Id., 282 So.2d at 482-83.

. The Livingston Parish Sch. Bd. court acknowledged that, in some non-renewal situations, enforcement of such a provision may be against public policy. See Id., 282 So.2d at 481 n. 4.

. In Hood, the medical treatment was provided from April through August of 2003, and the patient was discharged in September of 2003. Suit was filed by the patient against the doctor on April 29, 2004, with the malpractice insurer being added as a defendant on February 15, 2005, in connection with a policy of insurance that was in effect from January 1, 2003 to January I, 2004. The doctor did not renew the policy and refused the insurer’s offer of " 'tail coverage’ that would have insured him against claims that arose from medical incidents occurring during the policy period, but were first made and reported after that period.” Hood, 08-0215 at 2-3, 5 So.3d at 820-21.
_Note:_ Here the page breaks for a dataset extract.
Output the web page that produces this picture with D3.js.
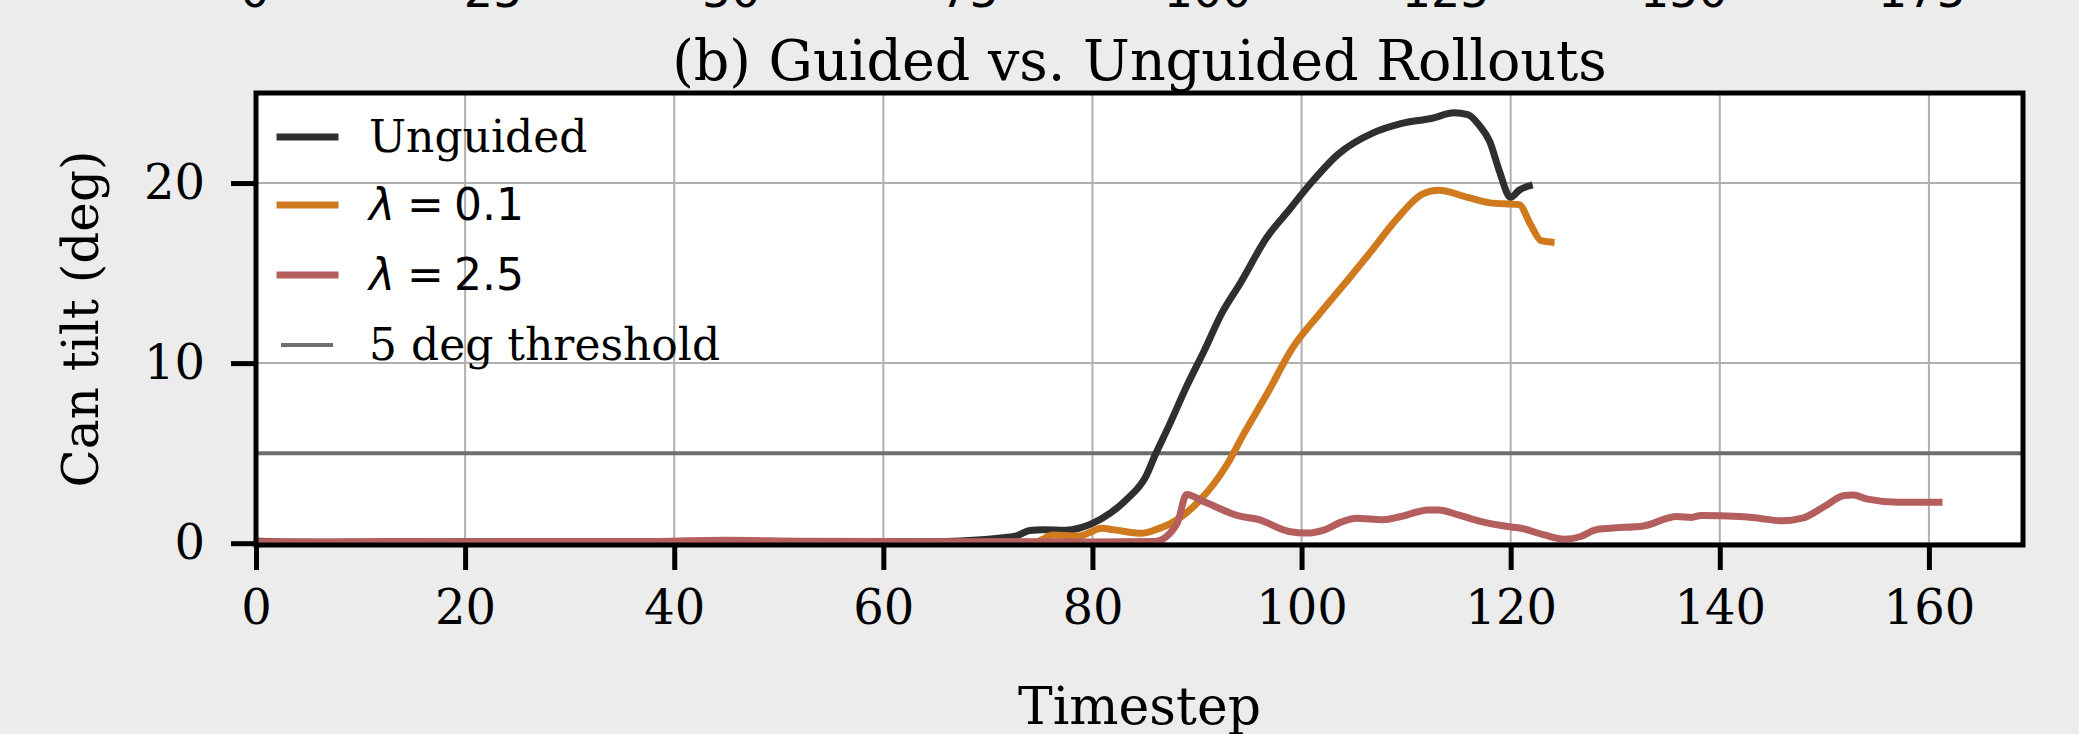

. The appellate court in Hood affirmed the trial court’s denial of the insurer’s motion for *896summary judgment on the issue of coverage, finding:

[b]ecause the policy provision at issue in this case effectively reduced the prescriptive period for making a claim against [the insurer] to less than the statutorily-mandated period, the policy provision is in violation of the statutory law that prohibits the limiting of a right of action against an insurer to less than one year.

Hood v. Cotter, 06-1390, p. 8 (La.App. 1 Cir. 12/28/07), 978 So.2d 988, 994.

.See Anderson, 98-2157 at 7, 760 So.2d at 306, citing Livingston Parish Sch. Bd., 282 So.2d at 481.

. The Hood court explained that La. R.S. 22:868:

[D]oes not mandate coverage, but prohibits any condition, stipulation or agreement in an insurance contract from limiting a right of action against the insurer to a period of less than one year from the time when the cause of action accrues, was not violated as the claims-made coverage provision did not impermissibly limit plaintiff’s cause of action.

Hood, 08-0215, 08-0237 at 18-19, 5 So.3d at 830.

. In light of this court’s holding in Hood, the appellate court's reliance on Murray and Pittman was improper.

. A variety of coverages is typically available to an insured. Presumably, premiums are calculated in accordance with the amount of protection undertaken by the insurer. See Livingston, 282 So.2d at 482-83. In effect, the City received what it paid for by the present policy, with premiums potentially adjusted to reflect the limited coverage.

. Even though payment of a resulting judgment, if any, by the City is discretionary in that an appropriation would be required and the City’s assets cannot be seized to satisfy a judgment, we are not free to modify the terms of the policy that were bargained for by the City and Lexington. See La. Const, art. XII, § 10(C) (governing the effects of judgments, the seizure of public property and public funds, and the payment of judgments); La. R.S. 13:5109(B)(2) (governing the payment of a judgment rendered against a political subdivision); Peterson, 98-1712 at 5, 729 So.2d at 1029 ("Courts lack the authority to alter the terms of insurance contracts under the guise of contractual interpretation when the policy’s provisions are couched in unambiguous terms.”).